“Oggi la Corte costituzionale ribadisce ciò che il nostro fondatore don Oreste Benzi ripeteva continuamente a gran voce nei suo 30 anni di instancabile impegno, personale e di tutta la Comunità, sulle strade: nessuna donna nasce prostituta ma c’è sempre qualcuno che ce la fa diventare”. Così don Aldo Buonaiuto, sacerdote della Comunità Papa Giovanni XXIII, impegnato sul fronte della lotta alla tratta e alla prostituzione, commenta al Sir le motivazioni della sentenza depositate oggi dalla Corte costituzionale con le quali la Consulta afferma che la prostituzione non è mai un atto totalmente libero. Per don Buonaiuto queste motivazioni sono “la risposta di uno Stato che sceglie di non mettersi dalla parte di chi fa diventare le donne prostitute, ma dalla parte di chi le vuole liberare da questa condizione di assoggettamento. Dietro la prostituzione c’è sempre uno stato di bisogno. La Consulta riconosce che non è naturale prostituirsi; una persona che mercifica il proprio corpo per fini sessuali non può essere considerata una persona che agisce del tutto liberamente”.

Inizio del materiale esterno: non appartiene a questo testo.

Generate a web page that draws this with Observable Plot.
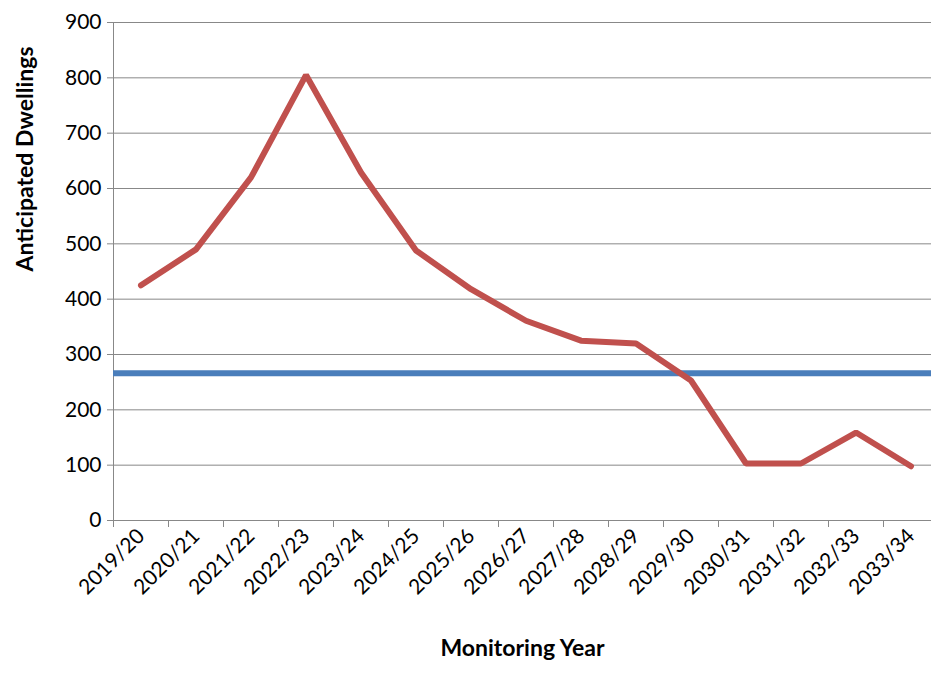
<!DOCTYPE html>
<html lang="en">
<head>
<meta charset="utf-8">
<title>Anticipated dwellings</title>
<script src="https://cdn.jsdelivr.net/npm/d3@7"></script>
<script src="https://cdn.jsdelivr.net/npm/@observablehq/plot@0.6"></script>
<style>
  body { margin: 0; background: #fff; }
</style>
</head>
<body>
<div id="graphic"></div>
<script>
  const years = ["2019/20","2020/21","2021/22","2022/23","2023/24","2024/25","2025/26","2026/27",
    "2027/28","2028/29","2029/30","2030/31","2031/32","2032/33","2033/34"];
  const dwellings = [425, 490, 620, 805, 629, 488, 418, 361, 325, 320, 253, 103, 103, 159, 98];
  const requirement = 266;
  const yTicks = [0, 100, 200, 300, 400, 500, 600, 700, 800, 900];

  const data = years.map((y, i) => ({pos: i + 0.5, year: y, value: dwellings[i]}));

  const chart = Plot.plot({
    width: 931, height: 673,
    marginTop: 22, marginBottom: 153, marginLeft: 113, marginRight: 0,
    style: {fontFamily: "Lato, 'Open Sans', sans-serif", fontSize: "21px", color: "#000", overflow: "visible"},
    x: {type: "linear", domain: [0, 15], range: [113, 938]},
    y: {domain: [0, 900], range: [520, 22]},
    marks: [
      Plot.gridY(yTicks, {stroke: "#888", strokeOpacity: 1, strokeWidth: 1}),
      Plot.ruleX([0], {stroke: "#888"}),
      Plot.axisY(yTicks, {tickSize: 6, tickPadding: 6, stroke: "#888", label: null}),
      Plot.axisX(d3.range(16), {tickSize: 7, tickFormat: () => "", stroke: "#888", label: null}),
      Plot.axisX(data.map(d => d.pos), {tickSize: 0, tickPadding: 12, tickRotate: -45,
        tickFormat: p => years[Math.round(p - 0.5)], label: null}),
      Plot.ruleY([0], {stroke: "#888"}),
      Plot.ruleY([requirement], {stroke: "#4a7ebb", strokeWidth: 6}),
      Plot.line(data, {x: "pos", y: "value", stroke: "#c0504d", strokeWidth: 6, strokeLinejoin: "miter"}),
      Plot.text(["Monitoring Year"], {frameAnchor: "bottom", dy: 135, fontWeight: "bold", fontSize: 23}),
      Plot.text(["Anticipated Dwellings"], {frameAnchor: "left", dx: -88, rotate: -90, fontWeight: "bold", fontSize: 23})
    ]
  });
  document.getElementById("graphic").appendChild(chart);
</script>
</body>
</html>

Oggi, prosegue il sacerdote, “sulle nostre strade italiane ci sono circa 120 mila donne – il 37% minorenni – provenienti soprattutto da Romania e Nigeria. In Francia, Svezia, Norvegia e Islanda viene colpita la domanda; quindi il secondo grande passo che noi auspichiamo è che anche i nostri parlamentari possano unirsi – così come accaduto in quei paesi – nel riconoscere che la donna è sempre vittima e che il cliente è la causa di questo mercato infamante. Esiste questa grande offerta perché c’è una domanda spaventosa di milioni di maschi che pensano di avere il diritto di comprare, mercificare, sfruttare il corpo di donne che sappiamo giovanissime, molte minorenni che spesso hanno la stessa età delle loro figlie nipoti. Una giustizia e una vergogna insopportabile”.
Per don Buonaiuto, al segnale culturale dato dalla Consulta “deve seguire un cambio di mentalità. Occorre un salto di qualità nell’educazione: sensibilizzare le nuove generazioni insegnando loro che le relazioni più intime, quelle sessuali ma non solo – non si possono acquistare ma si devono realizzare, conquistare all’interno di un incontro che costruisca una relazione un rapporto vero tra due persone tra due pari”. “Trafficanti e clienti – conclude – sono entrambi complici di una schiavitù ignobile che non bisogna stancarsi di denunciare. Non basta denunciare il traffico di droga o di armi; occorre condannare con fermezza anche la tratta delle donne e la prostituzione coatta”.